1. **Step 1**: \( x^2 + (-6x) + 2x - 12 = 0 \)
- This step involves rewriting \(-4x\) as \((-6x + 2x)\). This is correct since \(-6 + 2 = -4\).

2. **Step 2**: \( (x^2 + (-6x)) + (2x - 12) = 0 \)
- This groups the first two terms and the last two correctly. So far, this step is also correct.

3. **Step 3**: \( x(x + (-6)) + 2(x - 6) = 0 \)
- In this grouping, \( x^2 + (-6x) \) is factored correctly as \( x(x - 6) \), but \( 2x - 12 \) should be factored as \( 2(x - 6) \). Hyung-eun has still followed the steps correctly to this point.

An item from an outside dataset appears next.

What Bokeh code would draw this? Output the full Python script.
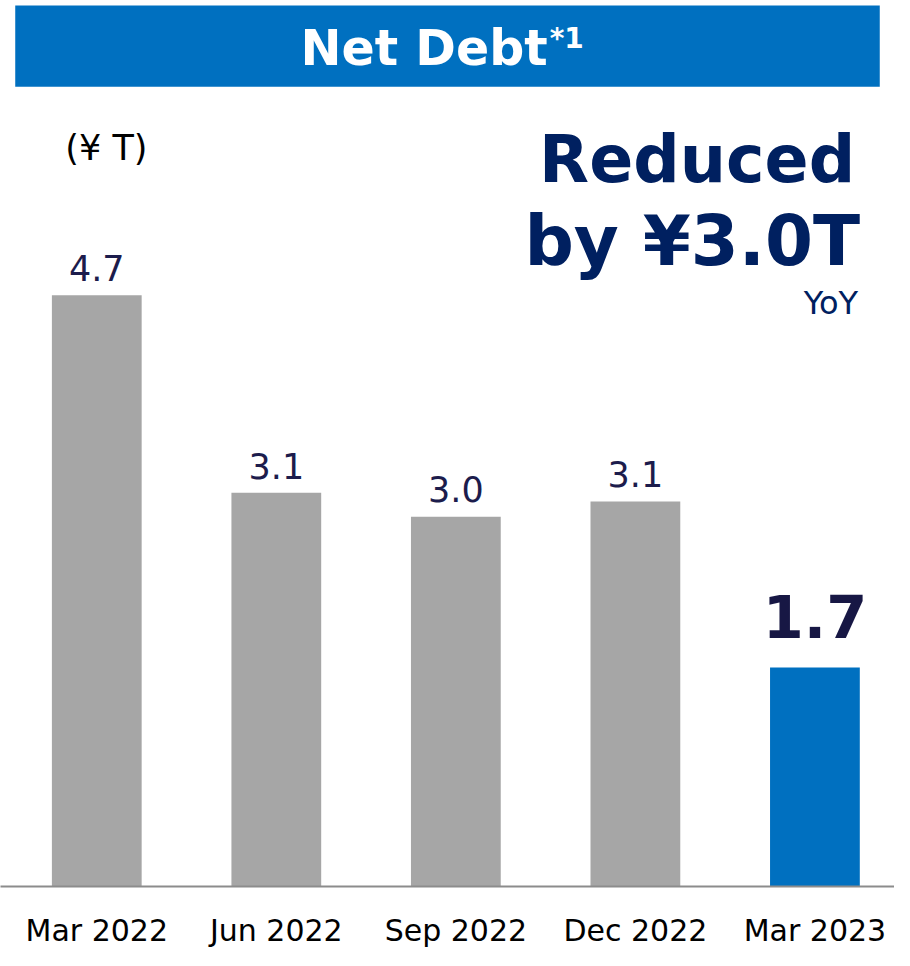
from bokeh.plotting import figure
from bokeh.models import ColumnDataSource, Range1d, FixedTicker, Label, BoxAnnotation
from bokeh.core.properties import value
from bokeh.embed import file_html
from bokeh.resources import INLINE

# ---- data ----
categories = ["Mar 2022", "Jun 2022", "Sep 2022", "Dec 2022", "Mar 2023"]
net_debt = [4.70, 3.13, 2.94, 3.06, 1.74]          # ¥ trillion (bar heights)
value_labels = ["4.7", "3.1", "3.0", "3.1", "1.7"]
bar_colors = ["#A6A6A6", "#A6A6A6", "#A6A6A6", "#A6A6A6", "#0070C0"]

# ---- layout constants ----
W, H = 894, 950
SX, SY = W / 910.0, H / 966.0
BOTTOM = 62
FRAME_H = H - BOTTOM
PX_PER_CAT = 182.75 * SX
PX_PER_UNIT = 128.2 * SY
FIRST_CENTER = 98 * SX
BL = 0.38  # rendered baseline shift (em)

x_start = -FIRST_CENTER / PX_PER_CAT
x_end = x_start + W / PX_PER_CAT
y_end = FRAME_H / PX_PER_UNIT


def X(px):
    return x_start + px * SX / PX_PER_CAT


def Y(py):
    return (FRAME_H - py * SY) / PX_PER_UNIT


def YB(py, size):
    # baseline position for text of given size
    return (FRAME_H - py * SY + BL * size) / PX_PER_UNIT


FONT = "DejaVu Sans"

p = figure(width=W, height=H, output_backend="svg", toolbar_location=None,
           x_range=Range1d(x_start, x_end), y_range=Range1d(0, y_end),
           min_border_left=0, min_border_right=0, min_border_top=0,
           min_border_bottom=BOTTOM)
p.outline_line_color = None
p.xgrid.grid_line_color = None
p.ygrid.grid_line_color = None
p.yaxis.visible = False
p.background_fill_color = "white"
p.border_fill_color = "white"

xs = list(range(len(categories)))
src = ColumnDataSource(dict(x=xs, top=net_debt, color=bar_colors))
p.vbar(x="x", top="top", width=0.5, fill_color="color", line_color=None, source=src)

V_SIZE, V_GAP = 35, 14
B_SIZE, B_GAP = 59, 29
grey_src = ColumnDataSource(dict(
    x=xs[:4],
    y=[v + (V_GAP + BL * V_SIZE) / PX_PER_UNIT for v in net_debt[:4]],
    label=value_labels[:4]))
last_src = ColumnDataSource(dict(
    x=xs[4:],
    y=[v + (B_GAP + BL * B_SIZE) / PX_PER_UNIT for v in net_debt[4:]],
    label=value_labels[4:]))
p.text(x="x", y="y", text="label", source=grey_src,
       text_align="center", text_baseline="alphabetic",
       text_font=value(FONT), text_font_size=f"{V_SIZE}px", text_color="#1C1C4C")
p.text(x="x", y="y", text="label", source=last_src,
       text_align="center", text_baseline="alphabetic",
       text_font=value(FONT), text_font_size=f"{B_SIZE}px", text_font_style="bold",
       text_color="#171744")

ax = p.xaxis[0]
ax.ticker = FixedTicker(ticks=xs)
ax.major_label_overrides = {i: c for i, c in enumerate(categories)}
ax.major_tick_line_color = None
ax.minor_tick_line_color = None
ax.major_tick_out = 0
ax.major_tick_in = 0
ax.axis_line_color = "#8C8C8C"
ax.axis_line_width = 2
ax.major_label_standoff = 26
ax.major_label_text_font = FONT
ax.major_label_text_font_size = "30px"
ax.major_label_text_color = "black"


def add_label(px, py, text, size, align="left", bold=False, color="black"):
    p.add_layout(Label(x=X(px), y=YB(py, size), text=text, text_align=align,
                       text_baseline="alphabetic", text_font=FONT,
                       text_font_size=f"{size}px",
                       text_font_style="bold" if bold else "normal",
                       text_color=color))


# title banner
p.add_layout(BoxAnnotation(left=X(15), right=X(895), bottom=Y(88), top=Y(5),
                           fill_color="#0070C0", fill_alpha=1.0, line_color=None))
add_label(557, 68, "Net Debt", 49, align="right", bold=True, color="white")
add_label(559, 50, "*1", 28, align="left", bold=True, color="white")

# unit label
add_label(66, 164, "(¥ T)", 35)

# callout
NAVY = "#002060"
add_label(870, 187, "Reduced", 65, align="right", bold=True, color=NAVY)
add_label(875, 272, "by ¥3.0T", 69, align="right", bold=True, color=NAVY)
add_label(873, 321, "YoY", 32, align="right", color=NAVY)

open("out.html", "w").write(file_html(p, INLINE))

4. **Step 4**: \( (x + 6)(x - 2) = 0 \)
- This step is where the first error occurs. The correct factorization from Step 3 should yield:
\[
x(x - 6) + 2(x - 6) = (x + 2)(x - 6) = 0
\]
Instead, Hyung-eun wrote \((x + 6)(x - 2)\), which is incorrect.

5. **Step 5**: \( x + 6 = 0 \text{ or } x - 2 = 0 \)
- This step follows incorrectly from Step 4's factorization error.

In conclusion, the first error occurs in **Step 4**, where the factors were misidentified as \((x + 6)(x - 2)\) instead of the correct factors \( (x + 2)(x - 6) \).